To them, like Kevin, it’s all a game. And like any game, if you play, you play your damnedest to win, by any means possible, no matter the cost, not matter the carnage you leave behind. It’s an elaborate, lifelong fraternity hazing constantly paid forward only because you can. In the end, if you are talented enough, or powerful enough, or have influential enough friends, you will never be held accountable for your actions. Or for the damage you cause the overarching organization whose interests and employees you are supposed to be looking out for. It’s all about the individual or the small-t team, not the institution or the greater good.

It’s the rest of us downstream, and our government, and our democracy itself, that will pay the price when they move on to bigger and better gigs as the lobbyists they’ve so long lobbied against.
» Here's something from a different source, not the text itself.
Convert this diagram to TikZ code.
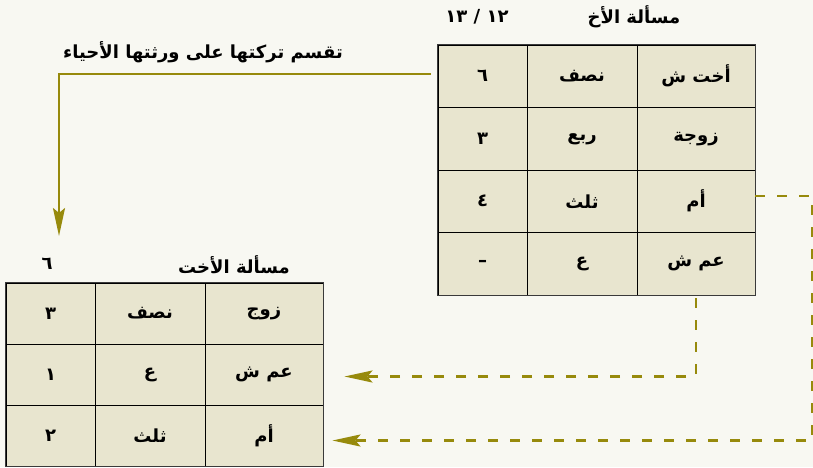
\documentclass[tikz,border=0pt]{standalone}
\usepackage{fontspec}
\usetikzlibrary{arrows.meta}
\TeXXeTstate=1
\newfontfamily\arabicfont[Script=Arabic]{DejaVu Sans}
\definecolor{paper}{HTML}{F8F8F2}
\definecolor{cellfill}{HTML}{E8E5CF}
\definecolor{olive}{HTML}{978A0C}
\definecolor{frame}{HTML}{3A3A3A}
\newcommand{\ar}[1]{\arabicfont\bfseries\beginR #1\endR}
\begin{document}
\begin{tikzpicture}[x=1pt, y=-1pt,
  cell/.style={draw=black, line width=0.9pt, fill=cellfill, inner sep=0pt,
    font=\arabicfont\bfseries\fontsize{18}{20}\selectfont},
  numcol/.style={cell, minimum width=89pt},
  sharecol/.style={cell, minimum width=110pt},
  heircol/.style={cell, minimum width=118pt},
  caption/.style={font=\arabicfont\bfseries\fontsize{18}{20}\selectfont},
  olivelink/.style={draw=olive, line width=2.4pt},
  dashlink/.style={olivelink, dash pattern=on 10pt off 12pt},
  tip/.style={-{Stealth[length=28pt, width=12pt, inset=5pt]}}]
\fill[paper] (0,0) rectangle (813,467);
\useasboundingbox (0,0) rectangle (813,467);
% brother's problem (right)
\node[caption] (bTitle) at (634,17) {\ar{مسألة الأخ}};
\node[caption] (bBase) at (477,17) {\ar{١٢ / ١٣}};
\begin{scope}[every node/.append style={minimum height=62.5pt}]
\node[numcol] (b-1-1) at (482.5,76.25) {٦};
\node[sharecol] (b-1-2) at (582,76.25) {\ar{نصف}};
\node[heircol] (b-1-3) at (696,76.25) {\ar{أخت ش}};
\node[numcol] (b-2-1) at (482.5,138.75) {٣};
\node[sharecol] (b-2-2) at (582,138.75) {\ar{ربع}};
\node[heircol] (b-2-3) at (696,138.75) {\ar{زوجة}};
\node[numcol] (b-3-1) at (482.5,201.25) {٤};
\node[sharecol] (b-3-2) at (582,201.25) {\ar{ثلث}};
\node[heircol] (b-3-3) at (696,201.25) {\ar{أم}};
\node[numcol] (b-4-1) at (482.5,263.75) {–};
\node[sharecol] (b-4-2) at (582,263.75) {\ar{ع}};
\node[heircol] (b-4-3) at (696,263.75) {\ar{عم ش}};
\end{scope}
\draw[frame, line width=1.8pt] (b-1-1.north west) rectangle (b-4-3.south east);
% sister's problem (left)
\node[caption] (sTitle) at (234,265) {\ar{مسألة الأخت}};
\node[caption] (sBase) at (47,264) {٦};
\begin{scope}[every node/.append style={minimum height=61pt}]
\node[numcol] (s-1-1) at (50.5,313.5) {٣};
\node[sharecol] (s-1-2) at (150,313.5) {\ar{نصف}};
\node[heircol] (s-1-3) at (264,313.5) {\ar{زوج}};
\node[numcol] (s-2-1) at (50.5,374.5) {١};
\node[sharecol] (s-2-2) at (150,374.5) {\ar{ع}};
\node[heircol] (s-2-3) at (264,374.5) {\ar{عم ش}};
\node[numcol] (s-3-1) at (50.5,435.5) {٢};
\node[sharecol] (s-3-2) at (150,435.5) {\ar{ثلث}};
\node[heircol] (s-3-3) at (264,435.5) {\ar{أم}};
\end{scope}
\draw[frame, line width=1.8pt] (s-1-1.north west) rectangle (s-3-3.south east);
% links
\node[caption] (split) at (203,52) {\ar{تقسم تركتها على ورثتها الأحياء}};
\coordinate (drop) at (59,236);
\draw[olivelink, tip] ([xshift=-7pt, yshift=2pt]b-1-1.west) -| (drop);
\draw[dashlink, tip] ([yshift=5pt]b-3-3.east) -- ++(57,0) |- ([xshift=9pt, yshift=-5pt]s-3-3.east);
\draw[dashlink, tip] ([yshift=-3pt]b-4-3.south) |- ([xshift=21pt, yshift=-2pt]s-2-3.east);
\end{tikzpicture}
\end{document}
Leaving the next Administration to clean up the morass they’ve dug deeper. In part because the easiest way to win in their minds is to undermine the institutions they swore an oath to uphold, then demand that they be blown up precisely because they no longer function. A Machiavellian strategy to its core.

As I said at the beginning of this essay, all this represents a fundamental failure of leadership, in this case at the very top, as much as any individual moral or ethical deficiency.

But valuing party over country always does. And there’s no correcting that. At least as long as these individuals remain in power.